DOE is famous for not sharing what it’s planning. NGOs fought for community forums so people would have a way to confront DOE publicly and we ask you to use them. They are your tools for knowing what DOE has planned for you. The next community forum will be on July 30.
Dangers of Legacy Waste at LANL
New Mexicans are at risk from nuclear waste that sits in the forest at Los Alamos National Labs (LANL). This highly radioactive waste is in canvas tents in a wildfire zone. It should be moved to the Waste Isolation Pilot Plant (WIPP), which the federal government has already agreed to do. WIPP is the appropriate place to store radioactive waste because it’s not vulnerable to natural disasters.
Radiation in the drums comes from plutonium-239. When released in a fire, plutonium is vaporized into tiny particles and inhaled. Particles remain in the lungs, irradiating cells for years. The Nobel Prize winning group, International Physicians for the

Prevention of Nuclear War, says that there is no safe level of plutonium and that, when inhaled as particles, it causes cancer 100% of the time.

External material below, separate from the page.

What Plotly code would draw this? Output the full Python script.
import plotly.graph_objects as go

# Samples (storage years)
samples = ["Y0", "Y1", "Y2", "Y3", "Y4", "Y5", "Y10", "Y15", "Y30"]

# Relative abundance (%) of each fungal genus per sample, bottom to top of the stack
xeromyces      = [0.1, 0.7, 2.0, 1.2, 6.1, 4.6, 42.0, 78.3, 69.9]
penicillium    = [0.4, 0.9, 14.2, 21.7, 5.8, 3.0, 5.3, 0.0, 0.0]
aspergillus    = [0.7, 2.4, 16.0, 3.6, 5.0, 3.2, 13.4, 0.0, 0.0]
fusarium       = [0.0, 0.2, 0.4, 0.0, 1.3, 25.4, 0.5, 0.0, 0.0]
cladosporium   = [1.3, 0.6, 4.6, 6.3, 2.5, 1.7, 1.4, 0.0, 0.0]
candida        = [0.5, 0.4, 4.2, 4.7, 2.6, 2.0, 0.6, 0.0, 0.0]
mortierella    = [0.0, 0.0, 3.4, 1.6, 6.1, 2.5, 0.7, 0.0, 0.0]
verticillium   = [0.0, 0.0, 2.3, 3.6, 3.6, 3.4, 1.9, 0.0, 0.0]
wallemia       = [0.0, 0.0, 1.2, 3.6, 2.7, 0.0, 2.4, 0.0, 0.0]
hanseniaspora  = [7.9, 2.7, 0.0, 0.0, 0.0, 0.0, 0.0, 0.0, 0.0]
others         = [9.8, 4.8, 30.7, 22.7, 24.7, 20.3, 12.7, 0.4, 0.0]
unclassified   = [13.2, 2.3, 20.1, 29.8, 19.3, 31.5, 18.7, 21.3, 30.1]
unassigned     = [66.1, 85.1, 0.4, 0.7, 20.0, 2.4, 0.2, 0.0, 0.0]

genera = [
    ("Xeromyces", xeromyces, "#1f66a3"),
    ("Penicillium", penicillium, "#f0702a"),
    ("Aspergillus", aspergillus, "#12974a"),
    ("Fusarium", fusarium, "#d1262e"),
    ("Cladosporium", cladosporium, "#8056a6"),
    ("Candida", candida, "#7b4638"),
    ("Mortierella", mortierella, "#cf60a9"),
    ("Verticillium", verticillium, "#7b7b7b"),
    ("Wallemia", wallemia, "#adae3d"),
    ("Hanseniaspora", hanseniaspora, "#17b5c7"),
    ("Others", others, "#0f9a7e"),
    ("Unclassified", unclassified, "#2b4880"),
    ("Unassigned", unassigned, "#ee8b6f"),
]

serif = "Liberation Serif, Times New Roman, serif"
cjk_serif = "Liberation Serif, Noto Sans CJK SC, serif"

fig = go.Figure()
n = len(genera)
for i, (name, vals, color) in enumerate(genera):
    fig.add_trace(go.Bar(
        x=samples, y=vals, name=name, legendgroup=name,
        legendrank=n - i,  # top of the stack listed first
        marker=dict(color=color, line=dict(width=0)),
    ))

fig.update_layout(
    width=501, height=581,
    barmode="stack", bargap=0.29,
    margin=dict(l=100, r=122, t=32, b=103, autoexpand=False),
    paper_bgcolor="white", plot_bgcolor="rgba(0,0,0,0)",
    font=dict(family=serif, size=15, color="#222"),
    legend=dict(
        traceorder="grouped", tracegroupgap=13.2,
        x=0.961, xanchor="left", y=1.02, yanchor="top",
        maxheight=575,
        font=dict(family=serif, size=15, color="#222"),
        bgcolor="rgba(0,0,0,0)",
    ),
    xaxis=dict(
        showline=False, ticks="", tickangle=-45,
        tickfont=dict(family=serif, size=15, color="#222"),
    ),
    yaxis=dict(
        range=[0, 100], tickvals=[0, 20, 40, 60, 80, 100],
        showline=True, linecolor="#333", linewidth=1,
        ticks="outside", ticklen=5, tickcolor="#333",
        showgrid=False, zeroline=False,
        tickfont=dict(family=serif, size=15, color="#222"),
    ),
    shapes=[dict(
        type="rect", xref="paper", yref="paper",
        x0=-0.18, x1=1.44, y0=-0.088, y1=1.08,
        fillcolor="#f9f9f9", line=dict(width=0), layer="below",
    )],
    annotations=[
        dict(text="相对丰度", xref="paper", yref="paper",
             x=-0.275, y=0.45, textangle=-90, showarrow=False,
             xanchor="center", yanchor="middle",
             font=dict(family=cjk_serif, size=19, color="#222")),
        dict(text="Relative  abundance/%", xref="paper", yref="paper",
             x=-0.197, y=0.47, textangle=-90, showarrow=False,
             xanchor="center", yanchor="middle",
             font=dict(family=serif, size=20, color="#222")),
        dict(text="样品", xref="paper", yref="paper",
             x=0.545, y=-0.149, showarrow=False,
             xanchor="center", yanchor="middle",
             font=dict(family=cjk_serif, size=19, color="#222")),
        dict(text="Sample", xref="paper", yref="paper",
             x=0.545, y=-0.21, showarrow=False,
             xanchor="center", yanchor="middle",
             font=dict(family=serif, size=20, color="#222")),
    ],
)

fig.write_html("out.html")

These particles would blanket northern New Mexico. A report by Sandia Labs states that particulate plutonium is almost impossible to clean up, so a release would permanently contaminate the land. Buildings would need to be abandoned; you couldn’t live in your home or sell it and there is no insurance, public or private, to protect you against radioactive contamination. The contaminated land would still be heartbreakingly beautiful but would have to be seen at a distance because you couldn’t go there. The Land of Enchantment would become the Land of Contaminants.

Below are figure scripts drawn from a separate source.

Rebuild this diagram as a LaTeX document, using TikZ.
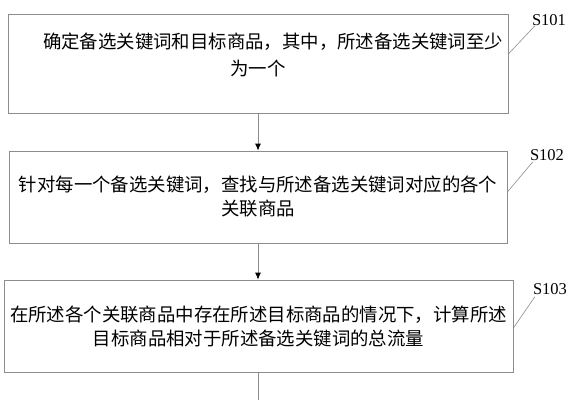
\documentclass[tikz,border=0pt]{standalone}
\usepackage{fontspec}
\setmainfont{Liberation Serif}
\newfontfamily\cjk{Noto Sans CJK SC}
\usepackage{tikz}
\usetikzlibrary{calc,arrows.meta,positioning}
\definecolor{linegray}{RGB}{140,140,140}

\begin{document}
\begin{tikzpicture}
	[   x=1pt,y=-1pt,
		stepbox/.style={draw=linegray,line width=0.8pt,minimum width=#1,minimum height=92pt,inner sep=0pt,align=center,font=\cjk\fontsize{18.4}{24}\selectfont},
		steplabel/.style={inner sep=0pt,font=\fontsize{16.5}{16.5}\selectfont},
		leader/.style={draw=linegray,line width=0.6pt},
	]
	\tikzset{normal arrow/.style={draw=linegray,line width=0.8pt,-{Latex[length=7pt,width=6pt,color=black]}}}
	\useasboundingbox (0,0) rectangle (573,400);
	
	\node[stepbox=500pt,minimum height=99pt] (b1) at (258,63.5) {\hspace*{30pt}确定备选关键词和目标商品，其中，所述备选关键词至少\\[3pt]为一个\\[-6pt]\mbox{}};
	\node[stepbox=498pt] (b2) at (258,197) {针对每一个备选关键词，查找与所述备选关键词对应的各个\\关联商品};
	\node[stepbox=509pt] (b3) at (258.5,326) {在所述各个关联商品中存在所述目标商品的情况下，计算所述\\目标商品相对于所述备选关键词的总流量};
	
	\node[steplabel] (s1) at (549,20) {S101};
	\node[steplabel] (s2) at (547,155) {S102};
	\node[steplabel] (s3) at (550,289) {S103};
	
	\coordinate (end) at (258,400);
	
	\foreach \i/\j in {1/2,2/3}
	{
		\path[normal arrow] (b\i.south -| end) -- (b\j.north -| end);
	}
	\draw[linegray,line width=0.8pt] (b3.south -| end) -- (end);
	
	\path[leader] ([yshift=9.5pt]b1.east) -- ([xshift=3pt]s1.south west);
	\path[leader] ([yshift=5pt]b2.east) -- ([xshift=3pt,yshift=-1pt]s2.south west);
	\path[leader] ([yshift=-2pt]b3.east) -- ([xshift=2pt,yshift=-2pt]s3.south west);
\end{tikzpicture}
\end{document}
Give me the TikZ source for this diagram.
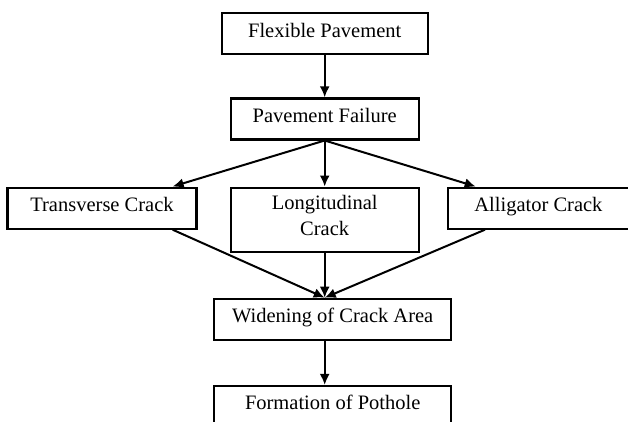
\documentclass[tikz,border=0pt]{standalone}
\usepackage{fontspec}
\setmainfont{Liberation Serif}
\usetikzlibrary{arrows.meta, positioning}
\tikzset{%
  >={Latex[width=10pt,length=11pt]},
  % Specifications for style of nodes:
        base/.style = {rectangle, draw=black, line width=2.2pt,
                           minimum height=41pt, inner sep=0pt,
                           text height=15pt, text depth=8pt,
                           text centered, font=\fontsize{20.5}{26}\selectfont},
        stage/.style = {base, minimum width=188pt},
        crack/.style = {base, minimum width=185pt},
        result/.style = {base, minimum width=237pt},
        link/.style = {->, line width=2pt}
}

\begin{document}
\begin{tikzpicture}[x=1pt, y=1pt, node distance=43pt]
  \useasboundingbox (0,0) rectangle (628,-421.5);
  % Specification of nodes (position, etc.)
    \node (flex)     [stage, minimum width=206pt] at (324.7,-33.7) {Flexible Pavement};
    \node (fail)     [stage, below=42pt of flex] {Pavement Failure};
    \node (longi)    [stage, minimum height=64pt, below=46pt of fail,
                      align=center, text height=, text depth=]
                     {Longitudinal\\Crack\rule[-8pt]{0pt}{8pt}};
    \node (trans)    [crack, minimum width=189pt, left=32pt of longi.north west, anchor=north east] {Transverse Crack};
    \node (alli)     [crack, minimum width=181pt, right=27pt of longi.north east, anchor=north west] {Alligator Crack};
    \node (widen)    [result, below=45pt of longi, xshift=8pt] {Widening of Crack Area};
    \node (pot)      [result, minimum height=40pt, below=44pt of widen] {Formation of Pothole};
    \coordinate (join) at (longi.south |- widen.north);

  % Specification of lines between nodes specified above
  \draw[link]     (flex) -- (fail);
  \draw[link]     (fail) -- (longi);
  \draw[link]     (fail.south) -- (trans.17);
  \draw[link]     (fail.south) -- (alli.161);
  \draw[link]     (longi) -- (join);
  \draw[link]     (trans.-17.5) -- (join);
  \draw[link]     (alli.202) -- (join);
  \draw[link]     (widen.south -| join) -- (pot.north -| join);
  \end{tikzpicture}
\end{document}
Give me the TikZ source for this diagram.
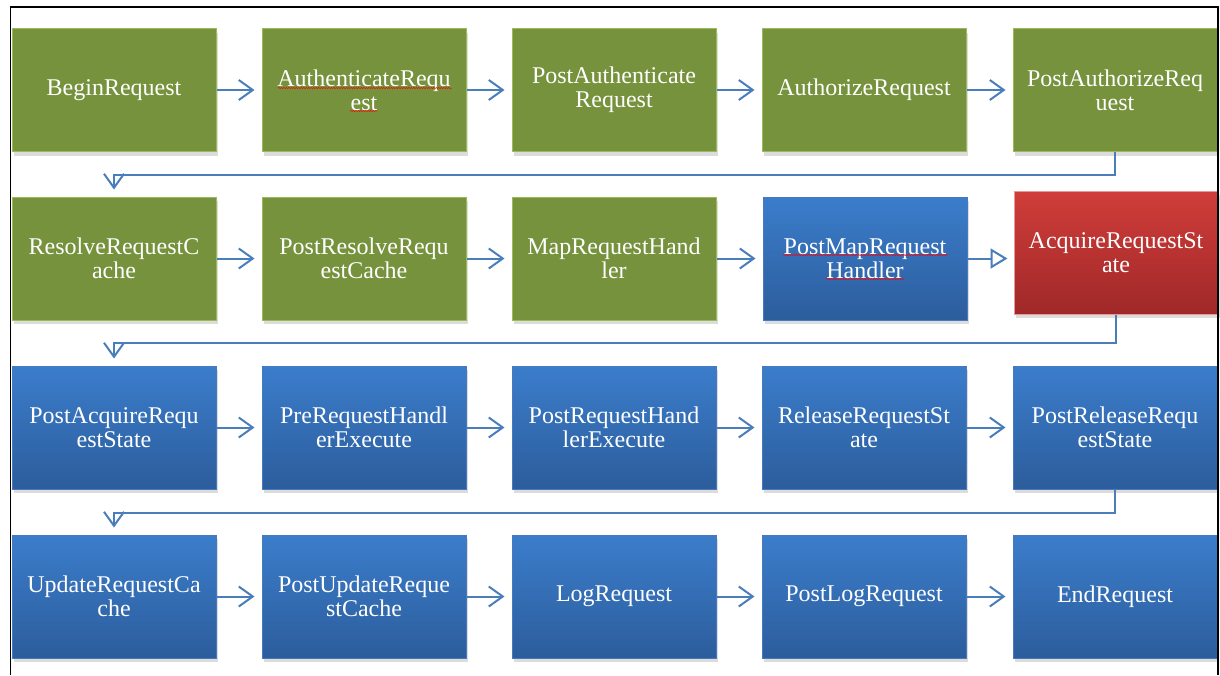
\documentclass[tikz,border=0pt]{standalone}
\usepackage{fontspec}
\setmainfont{Liberation Serif}
\usetikzlibrary{arrows.meta,shadows,decorations.pathmorphing}
\definecolor{flowblue}{HTML}{4A7EBB}
\definecolor{olivefill}{HTML}{76923C}
\definecolor{olivebrd}{HTML}{9BBB59}
\definecolor{bluetop}{HTML}{3B7DCB}
\definecolor{bluebot}{HTML}{2C5D9C}
\definecolor{bluebrd}{HTML}{4679BD}
\definecolor{redtop}{HTML}{D03D39}
\definecolor{redbot}{HTML}{A02829}
\definecolor{redbrd}{HTML}{E39A98}
\begin{document}
\begin{tikzpicture}[x=1pt,y=1pt,
  stage/.style={minimum width=204pt,minimum height=123pt,inner sep=0pt,
    text=white,align=center,font=\fontsize{24}{24}\selectfont,line width=1pt,
    drop shadow={shadow xshift=2pt,shadow yshift=-4pt,opacity=0.28}},
  greenstage/.style={stage,fill=olivefill,draw=olivebrd},
  bluestage/.style={stage,top color=bluetop,bottom color=bluebot,draw=bluebrd},
  redstage/.style={stage,top color=redtop,bottom color=redbot,draw=redbrd},
  flow/.style={draw=flowblue,line width=2pt,
    -{Straight Barb[length=14pt,width=20pt,line width=2pt]},shorten >=7pt},
  openflow/.style={draw=flowblue,line width=2pt,
    -{Triangle[open,length=17pt,width=20pt,line width=2pt]},shorten >=6pt},
  squig/.style={draw=red,line width=0.5pt,
    decorate,decoration={snake,amplitude=0.6pt,segment length=2.5pt}}]
\useasboundingbox (0,0) rectangle (1220,-675);

% row 1
\node[greenstage] (r1c1) at (114,-90) {BeginRequest};
\node[greenstage] (r1c2) at (364,-90) {AuthenticateRequ\\est};
\node[greenstage] (r1c3) at (614,-90) {PostAuthenticate\\Request};
\node[greenstage] (r1c4) at (864,-90) {AuthorizeRequest};
\node[greenstage] (r1c5) at (1115,-90) {PostAuthorizeReq\\uest};

% row 2
\node[greenstage] (r2c1) at (114,-258.5) {ResolveRequestC\\ache};
\node[greenstage] (r2c2) at (364,-258.5) {PostResolveRequ\\estCache};
\node[greenstage] (r2c3) at (614,-258.5) {MapRequestHand\\ler};
\node[bluestage]  (r2c4) at (865,-258.5) {PostMapRequest\\Handler};
\node[redstage]   (r2c5) at (1116,-252.5) {AcquireRequestSt\\ate};

% row 3
\node[bluestage] (r3c1) at (114,-427.5) {PostAcquireRequ\\estState};
\node[bluestage] (r3c2) at (364,-427.5) {PreRequestHandl\\erExecute};
\node[bluestage] (r3c3) at (614,-427.5) {PostRequestHand\\lerExecute};
\node[bluestage] (r3c4) at (864,-427.5) {ReleaseRequestSt\\ate};
\node[bluestage] (r3c5) at (1115,-427.5) {PostReleaseRequ\\estState};

% row 4
\node[bluestage] (r4c1) at (114,-596.5) {UpdateRequestCa\\che};
\node[bluestage] (r4c2) at (364,-596.5) {PostUpdateReque\\stCache};
\node[bluestage] (r4c3) at (614,-596.5) {LogRequest};
\node[bluestage] (r4c4) at (864,-596.5) {PostLogRequest};
\node[bluestage] (r4c5) at (1115,-596.5) {EndRequest};

% spelling marks under two labels
\draw[squig] ([shift={(-86,2)}]r1c2.center) -- ([shift={(88,2)}]r1c2.center);
\draw[squig] ([shift={(-14,-21)}]r1c2.center) -- ([shift={(13,-21)}]r1c2.center);
\draw[squig] ([shift={(-82,3.5)}]r2c4.center) -- ([shift={(83,3.5)}]r2c4.center);
\draw[squig] ([shift={(-39,-20.5)}]r2c4.center) -- ([shift={(39,-20.5)}]r2c4.center);

% steps within a row
\foreach \r in {1,3,4}{
  \foreach \a/\b in {1/2,2/3,3/4,4/5}{
    \draw[flow] (r\r c\a.east) -- (r\r c\a.east -| r\r c\b.west);
  }
}
\foreach \a/\b in {1/2,2/3,3/4}{
  \draw[flow] (r2c\a.east) -- (r2c\a.east -| r2c\b.west);
}
\draw[openflow] (r2c4.east) -- (r2c4.east -| r2c5.west);

% wrap to the next row
\draw[flow] (r1c5.south) -- ++(0,-23) -| (r2c1.north);
\draw[flow] (r2c5.south) -- ++(0,-28) -| (r3c1.north);
\draw[flow] (r3c5.south) -- ++(0,-23) -| (r4c1.north);

% frame
\draw[line width=1.5pt] (10.5,-675) -- (10.5,-7) -- (1218,-7) -- (1218,-675);
\end{tikzpicture}
\end{document}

In the last 50 years, forest fires have almost reached this waste four times. Climate change makes fires more likely, and the federal cuts in forest service personnel further reduces our ability to respond to them.
The good news is that we can avoid this disaster. New Mexico can require the Department of Energy (DOE) to move the waste to WIPP before a catastrophe occurs. New Mexico’s Governor and Environment Department (NMED) have the authority and tools to make DOE move the waste now. Join us in pressuring the state to protect us. We have nothing to lose but our land and health.
Join us. Get involved!
Mini Info Lesson You Can Tell Those Who Ask:

Our community is in danger because nuclear waste sits, unprotected on the mountain at LANL, in canvas tents in a wildfire zone. They’ve almost been reached by fires and would blanket northern NM if they are. The inept Department of Energy (D.O.E.zo the Clown) needs to move the waste to a safer, underground repository and the governor can make this happen, but she needs to hear from us.